%%
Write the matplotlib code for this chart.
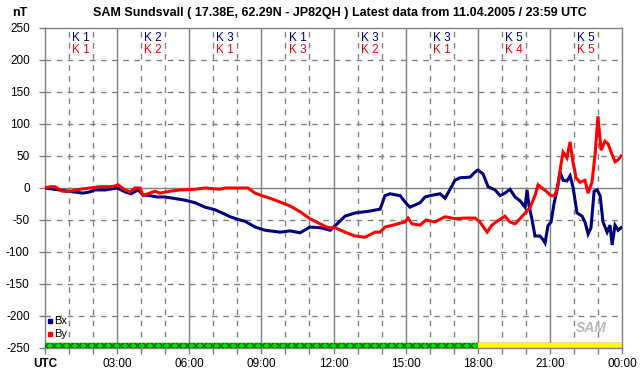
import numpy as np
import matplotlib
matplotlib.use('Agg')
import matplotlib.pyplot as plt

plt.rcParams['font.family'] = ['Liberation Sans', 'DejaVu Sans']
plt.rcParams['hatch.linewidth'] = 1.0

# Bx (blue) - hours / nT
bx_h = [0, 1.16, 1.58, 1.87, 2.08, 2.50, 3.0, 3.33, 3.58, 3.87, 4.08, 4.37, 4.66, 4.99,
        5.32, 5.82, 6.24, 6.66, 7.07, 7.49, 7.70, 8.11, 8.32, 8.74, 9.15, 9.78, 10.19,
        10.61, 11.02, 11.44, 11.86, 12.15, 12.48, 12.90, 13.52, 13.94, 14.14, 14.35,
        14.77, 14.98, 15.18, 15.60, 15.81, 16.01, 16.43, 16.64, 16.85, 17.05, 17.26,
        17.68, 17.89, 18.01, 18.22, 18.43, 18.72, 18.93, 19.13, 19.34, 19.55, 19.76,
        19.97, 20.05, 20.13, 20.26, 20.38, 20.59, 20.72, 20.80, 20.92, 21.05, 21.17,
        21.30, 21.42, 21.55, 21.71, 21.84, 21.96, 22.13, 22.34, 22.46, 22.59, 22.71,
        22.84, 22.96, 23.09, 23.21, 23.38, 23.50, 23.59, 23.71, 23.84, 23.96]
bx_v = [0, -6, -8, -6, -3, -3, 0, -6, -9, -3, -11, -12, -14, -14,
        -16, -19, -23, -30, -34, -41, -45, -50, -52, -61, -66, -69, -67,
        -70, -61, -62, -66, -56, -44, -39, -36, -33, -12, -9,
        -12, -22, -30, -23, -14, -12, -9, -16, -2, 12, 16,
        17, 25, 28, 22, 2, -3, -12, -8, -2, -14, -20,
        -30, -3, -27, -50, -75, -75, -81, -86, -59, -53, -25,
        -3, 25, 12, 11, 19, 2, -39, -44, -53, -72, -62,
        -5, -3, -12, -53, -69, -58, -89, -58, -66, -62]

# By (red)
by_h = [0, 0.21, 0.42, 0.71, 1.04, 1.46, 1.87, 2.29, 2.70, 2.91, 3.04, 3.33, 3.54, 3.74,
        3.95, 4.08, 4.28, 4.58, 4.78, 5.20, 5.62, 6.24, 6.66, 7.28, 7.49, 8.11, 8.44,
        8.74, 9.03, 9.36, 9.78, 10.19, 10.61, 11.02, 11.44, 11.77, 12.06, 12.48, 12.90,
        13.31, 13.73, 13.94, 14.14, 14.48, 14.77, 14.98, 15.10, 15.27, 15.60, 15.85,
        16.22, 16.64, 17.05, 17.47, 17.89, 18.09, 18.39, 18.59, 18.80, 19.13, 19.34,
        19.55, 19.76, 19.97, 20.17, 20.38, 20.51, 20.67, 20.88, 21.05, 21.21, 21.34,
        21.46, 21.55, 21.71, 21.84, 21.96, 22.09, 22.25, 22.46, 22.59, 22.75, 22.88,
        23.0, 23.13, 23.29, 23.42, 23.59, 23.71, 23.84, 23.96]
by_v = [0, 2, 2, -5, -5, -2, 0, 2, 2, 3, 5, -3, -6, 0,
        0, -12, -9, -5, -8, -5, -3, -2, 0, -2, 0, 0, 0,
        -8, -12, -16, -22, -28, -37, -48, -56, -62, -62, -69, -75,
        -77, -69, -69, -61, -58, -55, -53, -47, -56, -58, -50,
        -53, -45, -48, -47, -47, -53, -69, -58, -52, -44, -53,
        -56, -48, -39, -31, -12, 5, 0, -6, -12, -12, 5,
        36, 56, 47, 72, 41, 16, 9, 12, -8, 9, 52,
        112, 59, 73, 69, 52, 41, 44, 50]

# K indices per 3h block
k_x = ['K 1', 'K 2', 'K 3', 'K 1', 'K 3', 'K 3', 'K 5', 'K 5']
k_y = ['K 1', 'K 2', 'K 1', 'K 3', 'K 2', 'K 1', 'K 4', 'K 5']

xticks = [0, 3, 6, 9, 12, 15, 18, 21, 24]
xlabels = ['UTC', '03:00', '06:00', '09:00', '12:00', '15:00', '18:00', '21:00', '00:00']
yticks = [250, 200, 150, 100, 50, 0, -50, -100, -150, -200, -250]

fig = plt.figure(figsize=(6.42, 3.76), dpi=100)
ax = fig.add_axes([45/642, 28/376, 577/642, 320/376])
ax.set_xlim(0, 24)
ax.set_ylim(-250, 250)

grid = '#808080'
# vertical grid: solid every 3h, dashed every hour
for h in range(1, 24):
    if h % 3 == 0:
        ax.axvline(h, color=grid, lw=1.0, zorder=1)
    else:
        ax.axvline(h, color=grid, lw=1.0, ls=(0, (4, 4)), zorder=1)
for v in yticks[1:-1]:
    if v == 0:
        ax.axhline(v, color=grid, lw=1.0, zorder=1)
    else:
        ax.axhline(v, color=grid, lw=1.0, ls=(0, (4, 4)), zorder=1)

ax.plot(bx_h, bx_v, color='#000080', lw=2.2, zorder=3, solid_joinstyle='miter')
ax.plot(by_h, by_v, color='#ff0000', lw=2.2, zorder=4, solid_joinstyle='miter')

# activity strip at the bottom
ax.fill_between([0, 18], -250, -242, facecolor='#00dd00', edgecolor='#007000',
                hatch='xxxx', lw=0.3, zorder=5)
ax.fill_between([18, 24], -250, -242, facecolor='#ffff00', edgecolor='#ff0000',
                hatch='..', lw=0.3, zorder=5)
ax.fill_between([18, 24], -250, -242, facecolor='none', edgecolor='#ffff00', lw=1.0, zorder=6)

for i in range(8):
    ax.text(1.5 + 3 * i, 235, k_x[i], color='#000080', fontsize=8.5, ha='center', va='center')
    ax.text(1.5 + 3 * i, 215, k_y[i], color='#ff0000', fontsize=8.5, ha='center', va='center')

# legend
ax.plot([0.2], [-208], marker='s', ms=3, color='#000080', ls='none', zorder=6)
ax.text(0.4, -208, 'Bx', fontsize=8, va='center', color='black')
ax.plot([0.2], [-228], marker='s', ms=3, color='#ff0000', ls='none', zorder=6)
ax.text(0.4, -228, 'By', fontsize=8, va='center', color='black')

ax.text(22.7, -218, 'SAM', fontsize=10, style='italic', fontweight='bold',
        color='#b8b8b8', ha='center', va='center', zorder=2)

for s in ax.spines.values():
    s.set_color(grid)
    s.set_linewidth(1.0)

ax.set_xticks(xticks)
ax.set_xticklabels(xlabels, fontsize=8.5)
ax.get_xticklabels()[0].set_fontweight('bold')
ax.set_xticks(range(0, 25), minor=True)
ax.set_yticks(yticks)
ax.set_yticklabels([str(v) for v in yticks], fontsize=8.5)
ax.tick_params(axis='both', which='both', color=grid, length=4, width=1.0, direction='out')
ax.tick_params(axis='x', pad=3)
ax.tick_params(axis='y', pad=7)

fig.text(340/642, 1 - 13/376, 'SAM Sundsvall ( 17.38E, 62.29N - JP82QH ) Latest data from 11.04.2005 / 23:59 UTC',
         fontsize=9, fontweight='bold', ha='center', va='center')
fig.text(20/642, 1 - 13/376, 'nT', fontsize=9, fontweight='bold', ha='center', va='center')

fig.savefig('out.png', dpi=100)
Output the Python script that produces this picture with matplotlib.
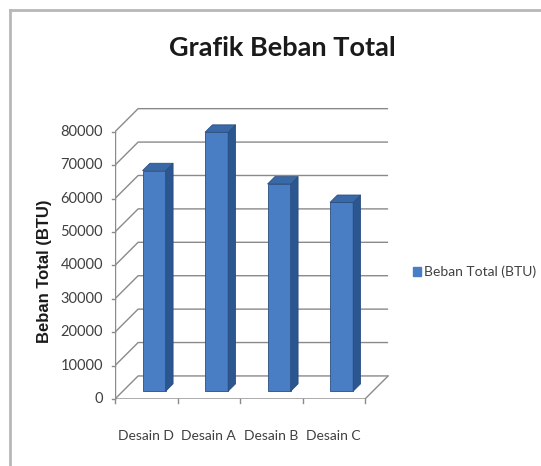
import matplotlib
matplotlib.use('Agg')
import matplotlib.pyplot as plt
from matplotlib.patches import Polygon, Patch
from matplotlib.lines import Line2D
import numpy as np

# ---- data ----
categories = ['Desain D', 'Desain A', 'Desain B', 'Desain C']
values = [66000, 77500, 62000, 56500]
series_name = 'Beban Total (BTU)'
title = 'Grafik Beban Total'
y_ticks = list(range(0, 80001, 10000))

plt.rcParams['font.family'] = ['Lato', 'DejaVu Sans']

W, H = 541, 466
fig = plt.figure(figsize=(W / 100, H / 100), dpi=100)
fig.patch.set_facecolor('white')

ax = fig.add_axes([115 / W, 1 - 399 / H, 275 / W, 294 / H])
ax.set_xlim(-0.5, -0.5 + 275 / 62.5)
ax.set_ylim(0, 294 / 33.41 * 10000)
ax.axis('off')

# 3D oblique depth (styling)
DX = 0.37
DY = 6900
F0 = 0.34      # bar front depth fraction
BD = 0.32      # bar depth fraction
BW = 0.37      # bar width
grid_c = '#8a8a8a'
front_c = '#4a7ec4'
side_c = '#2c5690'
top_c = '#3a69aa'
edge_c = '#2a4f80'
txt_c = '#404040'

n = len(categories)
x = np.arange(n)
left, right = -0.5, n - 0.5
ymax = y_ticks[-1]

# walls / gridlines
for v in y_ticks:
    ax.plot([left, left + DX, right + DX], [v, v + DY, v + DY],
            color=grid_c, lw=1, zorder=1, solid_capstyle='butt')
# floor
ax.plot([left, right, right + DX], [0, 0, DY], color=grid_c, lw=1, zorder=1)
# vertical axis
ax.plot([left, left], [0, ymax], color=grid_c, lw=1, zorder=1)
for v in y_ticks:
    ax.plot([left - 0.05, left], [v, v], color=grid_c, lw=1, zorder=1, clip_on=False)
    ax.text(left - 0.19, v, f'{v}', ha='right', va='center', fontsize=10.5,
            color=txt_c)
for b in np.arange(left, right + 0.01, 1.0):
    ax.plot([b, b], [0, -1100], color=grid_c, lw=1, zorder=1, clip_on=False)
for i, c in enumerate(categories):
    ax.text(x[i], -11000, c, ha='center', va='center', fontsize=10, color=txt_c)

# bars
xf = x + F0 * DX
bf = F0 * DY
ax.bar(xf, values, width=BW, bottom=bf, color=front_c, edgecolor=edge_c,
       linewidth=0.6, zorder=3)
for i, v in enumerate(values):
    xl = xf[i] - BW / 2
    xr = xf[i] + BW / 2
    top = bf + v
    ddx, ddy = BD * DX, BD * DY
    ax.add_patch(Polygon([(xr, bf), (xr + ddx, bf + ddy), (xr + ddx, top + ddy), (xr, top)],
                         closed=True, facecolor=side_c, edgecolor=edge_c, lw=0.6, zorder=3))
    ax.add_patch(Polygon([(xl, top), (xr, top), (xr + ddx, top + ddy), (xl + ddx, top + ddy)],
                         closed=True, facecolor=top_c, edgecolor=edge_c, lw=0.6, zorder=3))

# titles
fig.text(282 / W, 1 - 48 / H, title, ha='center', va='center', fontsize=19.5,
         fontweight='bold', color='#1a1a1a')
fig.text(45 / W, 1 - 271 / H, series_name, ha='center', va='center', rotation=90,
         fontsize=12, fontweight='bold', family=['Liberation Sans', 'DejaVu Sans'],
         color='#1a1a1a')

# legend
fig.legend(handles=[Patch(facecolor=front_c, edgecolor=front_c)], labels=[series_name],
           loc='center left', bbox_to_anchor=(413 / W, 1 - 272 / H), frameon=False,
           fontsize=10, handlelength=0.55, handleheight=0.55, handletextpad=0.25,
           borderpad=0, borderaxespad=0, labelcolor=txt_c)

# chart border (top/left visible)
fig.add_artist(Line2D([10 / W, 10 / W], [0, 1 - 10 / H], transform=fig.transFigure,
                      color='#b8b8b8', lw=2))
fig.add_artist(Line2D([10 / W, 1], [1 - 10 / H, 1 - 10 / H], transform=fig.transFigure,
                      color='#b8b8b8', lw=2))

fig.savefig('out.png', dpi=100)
%%
Show all lines from the data above in which the word "matplotlib" appears.

Write the matplotlib code for this chart.
import matplotlib
matplotlib.use('Agg')
import matplotlib.pyplot as plt
Output the Python script that produces this picture with matplotlib.
import matplotlib
matplotlib.use('Agg')
import matplotlib.pyplot as plt
from matplotlib.patches import Polygon, Patch
from matplotlib.lines import Line2D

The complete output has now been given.